FT : HP (World’s Largest Technology Employer) To Cut Workforce
Friday, June 4, 2010
A firee does not care if it was a machine or a foreigner that took his job. Hewlett-Packard, however, thinks the days of geographical wage arbitrage are numbered. Announcing a minor restructuring yesterday, the company identified automation of IT services as the area of growth for the next five to 10 years. The reorganisation required should be straightforward for the world’s largest technology employer – cutting a net 3,000 jobs shortly after adding 100,000 of them via the 2008 acquisition of Electronic Data Systems. Cost-cutting has already moved operating margins at EDS, since rechristened Enterprise Services, from below 12% to almost 16%. Spending $1bn to save $500m to $700m annually by 2013 should push that margin onward into the high teens.

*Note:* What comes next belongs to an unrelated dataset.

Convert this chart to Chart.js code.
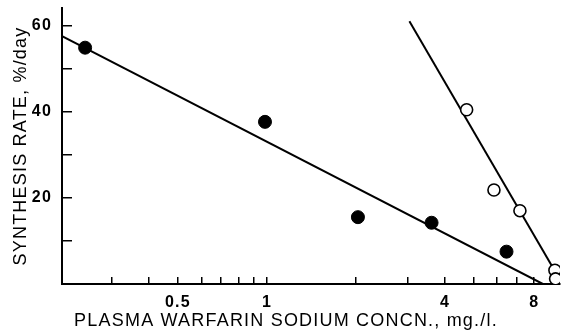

The challenge, however, will be holding on to such profitability in the face of competition. HP is not alone in noticing that the future of business technology is likely to involve a combination of three things: secure data managed onsite, outsourced data warehousing and so-called cloud-based online services. Buying service companies to stake out a piece of this market is now fashionable for hardware makers facing commoditisation of component assembly lines. The largest consultant by revenues, IBM, already drives the automisation bandwagon and plans to spend $20bn on acquisitions over the next five years. Also HP, as the world’s largest PC manufacturer, seems unlikely to follow IBM’s lead in getting rid of legacy hardware businesses. So the group’s fortunes will continue to be dictated by demand for goods such as printers, laptops and servers, which contribute two-thirds of sales. A valuation of 10 times prospective earnings is arguably too cheap for such a group facing recovering demand, but the rise of the machines does not extend to enthusiasm for making them.